Melia hopes hockey fans can change the way they look at the game. He feels this is underway already, propelled by the concussion debate. “We’re looking at [concussions] very differently than we did even 10 years ago,” says Melia. “Getting your bell rung even 20 years ago was seen as part of the football or hockey experience.”
Darren Cossar has also heard reaction to the new rules. The Executive Director of Hockey Nova Scotia is looking at this long-term—hoping the changes will become hockey tradition. “The rule is not going to correct or eliminate contact to the head in one year,” says Cossar. “It’s going to eliminate that over a generation.”
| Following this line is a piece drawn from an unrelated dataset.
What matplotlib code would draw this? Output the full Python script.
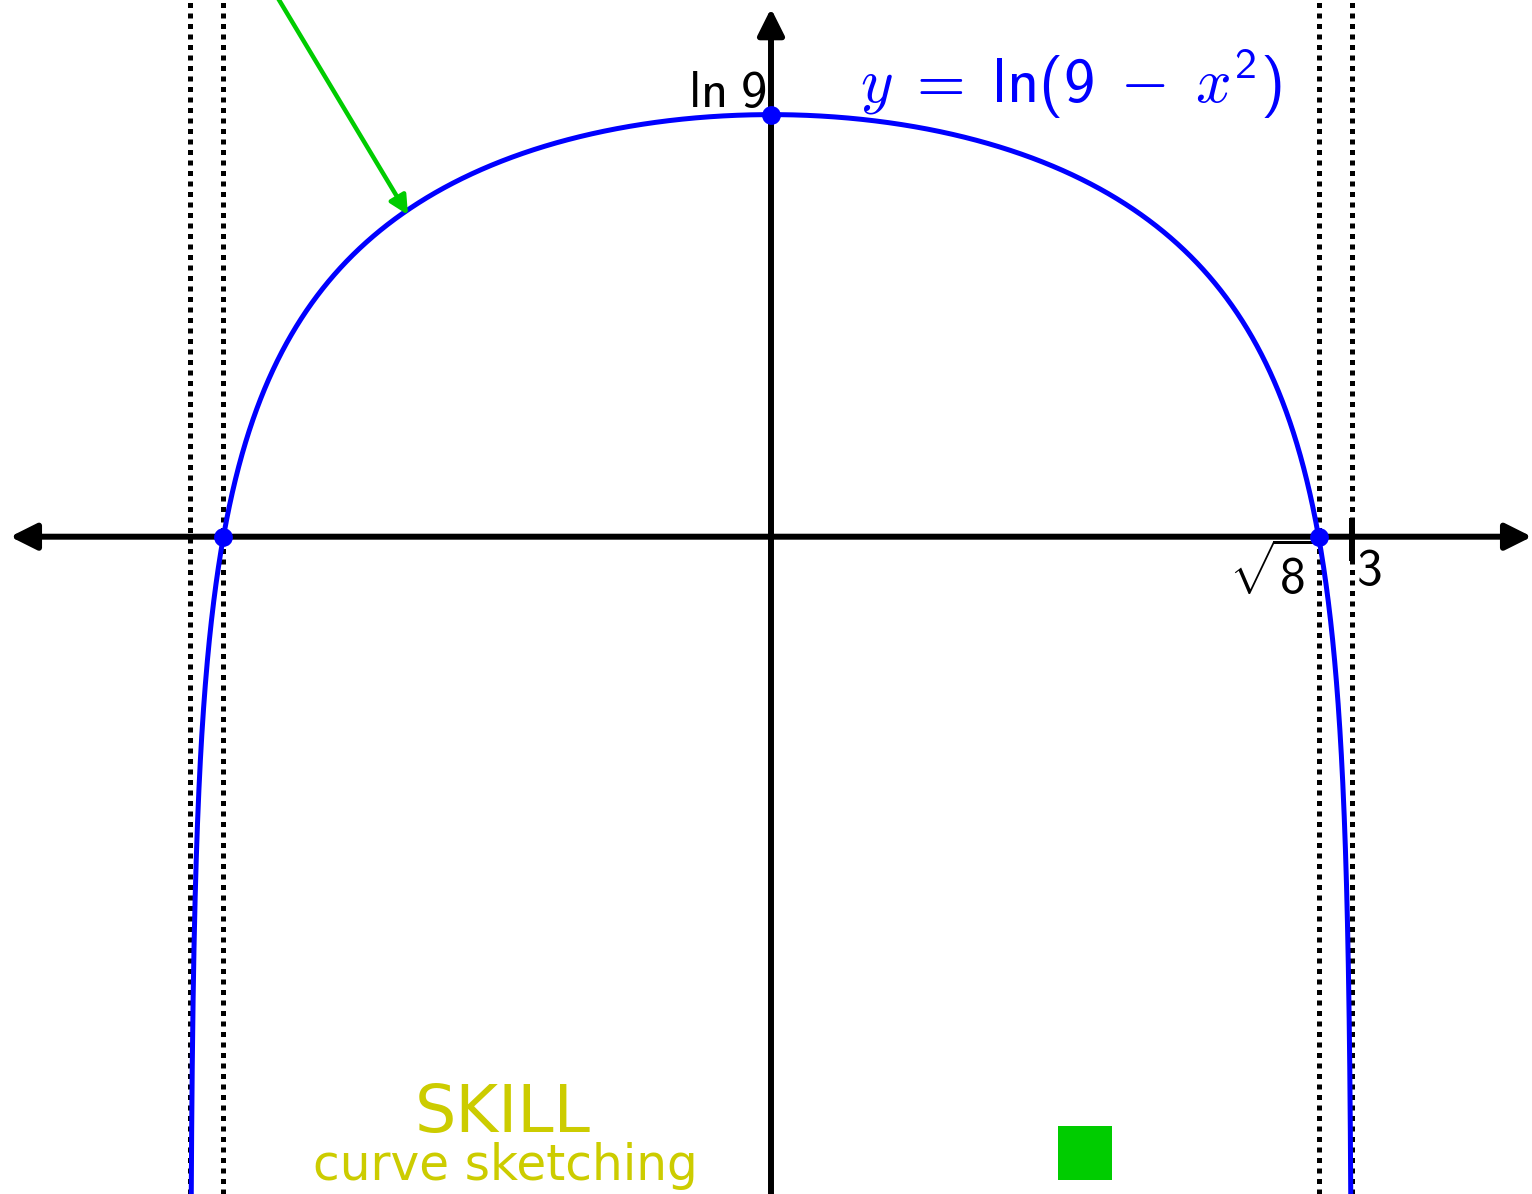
import numpy as np
import matplotlib.pyplot as plt
from matplotlib.patches import Rectangle

plt.rcParams["mathtext.fontset"] = "custom"
plt.rcParams["mathtext.rm"] = "cmss10"
plt.rcParams["mathtext.sf"] = "cmss10"
plt.rcParams["mathtext.it"] = "cmmi10"
plt.rcParams["mathtext.fallback"] = "cm"

# the function drawn and its key points
asymptotes = [-3.0, 3.0]
roots = [-np.sqrt(8), np.sqrt(8)]
y_int = np.log(9)
eq_label = r"$y\;=\;\mathrm{ln}(9\;-\;x^{2})$"
root_label = r"$\sqrt{8}$"
asym_label = r"$3$"
yint_label = r"$\mathrm{ln}\;9$"

x = np.linspace(-2.99995, 2.99995, 4000)
y = np.log(9 - x**2)

fig = plt.figure(figsize=(15.32, 11.94), dpi=100)
ax = fig.add_axes([0, 0, 1, 1])
ax.set_xlim(-771 / 193.6, (1532 - 771) / 193.6)
ax.set_ylim(-(1194 - 536.7) / 192.1, 536.7 / 192.1)
ax.axis("off")

# asymptotes and roots: dotted verticals
for xv in asymptotes + roots:
    ax.axvline(xv, color="black", lw=3.6, linestyle=(0, (1, 1.1)), zorder=1)

# axes with arrows
ax.annotate("", xy=(3.93, 0), xytext=(-3.93, 0),
            arrowprops=dict(arrowstyle="<|-|>", lw=4.3, color="black",
                            mutation_scale=40, shrinkA=0, shrinkB=0), zorder=2)
ax.annotate("", xy=(0, 2.75), xytext=(0, -3.5),
            arrowprops=dict(arrowstyle="-|>", lw=4.3, color="black",
                            mutation_scale=40, shrinkA=0, shrinkB=0), zorder=2)

# small ticks
ax.plot([3, 3], [-0.11, 0.08], color="black", lw=4.3, zorder=2)
ax.plot([-0.1, 0.1], [y_int, y_int], color="black", lw=1.5, zorder=2)

# the curve
ax.plot(x, y, color="#0000ff", lw=3.6, zorder=3)
ax.plot(roots + [0], [0, 0, y_int], "o", color="#0000ff", ms=12.5, zorder=4)

# labels
ax.text(-0.02, 2.235, yint_label, fontsize=38, ha="right", va="baseline")
ax.text(0.46, 2.26, eq_label, fontsize=45, color="#0000ff", ha="left", va="baseline")
ax.text(2.80, -0.04, root_label, fontsize=37, ha="right", va="top")
ax.text(3.02, -0.05, asym_label, fontsize=37, ha="left", va="top")

# green pointer arrow
ax.annotate("", xy=(-1.875, 1.675), xytext=(-2.572, 2.846),
            arrowprops=dict(arrowstyle="-|>", lw=3.2, color="#00cc00",
                            mutation_scale=28, shrinkA=0, shrinkB=0),
            annotation_clip=False)

# green square
ax.add_patch(Rectangle((1.482, -3.349), 0.279, 0.281, color="#00cc00", lw=0))

ax.text(0.328, 0.052, "SKILL", transform=ax.transAxes, fontsize=47,
        color="#cccc00", ha="center", va="baseline")
ax.text(0.330, 0.0117, "curve sketching", transform=ax.transAxes, fontsize=35,
        color="#cccc00", ha="center", va="baseline")

fig.savefig("out.png", dpi=100)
As a neurologist, Gordon has formed a firm opinion after seeing concussed hockey players. “Every country has their tough sport, but they’re going to have to modify something,” he says. Otherwise people are going to be damaged because of head injuries.”
Concussions have become known as a potentially devastating injury, something many in the hockey world fear. Glenn MacDonald, who covers sports at the Chronicle Herald, notices this injury is one players fear. They are secretive about concussions because they are unsure what they are dealing with, he says.
Gordon jumps onto his laptop, where he has a YouTube video showing some of the worst hits from the NHL last year .It has the chilling voice of Sidney Crosby talking over it, taken from another commercial where he talks about Canada’s love for the game.
Sometimes the neurologist has to tell teenagers they should retire from hockey. He asks them whether they’re an athlete or a hockey player. He’ll recommend less physical sports or other roles, like being a referee or a coach.
“When the symptoms start getting too overwhelming, then the question is: ‘Is it really worth it?’ ”says Gordon.
For most players, it isn’t. Only one teenager kept playing after Gordon told him to retire.
Players like Ronald Kelly know how dangerous concussions are, still he is not thinking of retiring. He eventually returned to the game, but with caution.
“I was a little out of shape, and a little timid. I didn’t want to get cranked again,” says Kelly.
His experience made him realize the intensity of a concussion. Still, he came back to hockey. He wants to play the game he loves– a sport changing because of concussions just like his.